The prime gap: the difference between the $n+1$-th and $n$-th prime.

Equations

• primeGap n = Nat.nth Nat.Prime (n + 1) - Nat.nth Nat.Prime n

theorem sum_of_squares_of_prime_gaps_lower_bound : (fun (N : ℕ) => ↑N * Real.log ↑N ^ 2) =O[Filter.atTop] fun (N : ℕ) => ∑ n ∈ Finset.range N, ↑(primeGap n) ^ 2

The prime number theorem immediately implies a lower bound of $\gg N(\log N)^2$ for the sum of squares of gaps between consecutive primes.

theorem erdos_233 : (fun (N : ℕ) => ∑ n ∈ Finset.range N, ↑(primeGap n) ^ 2) =O[Filter.atTop] fun (N : ℕ) => ↑N * Real.log ↑N ^ 2

A conjecture by Heath-Brown: The sum of squares of the first $N$ gaps between consecutive primes behaves like $N * (log N)^2$.

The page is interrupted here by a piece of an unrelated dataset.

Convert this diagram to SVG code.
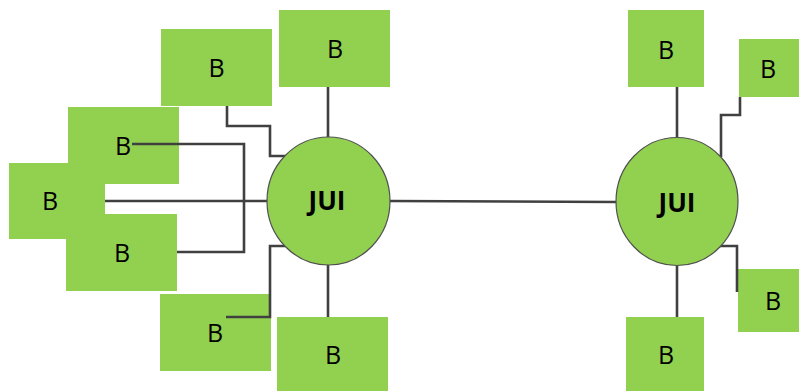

theorem erdos_233.variant (h : RiemannHypothesis) : (fun (N : ℕ) => ∑ n ∈ Finset.range N, ↑(primeGap n) ^ 2) =O[Filter.atTop] fun (N : ℕ) => ↑N * Real.log ↑N ^ 4

Cramér proved an upper bound of $O(N(\log N)^4)$ conditional on the Riemann hypothesis.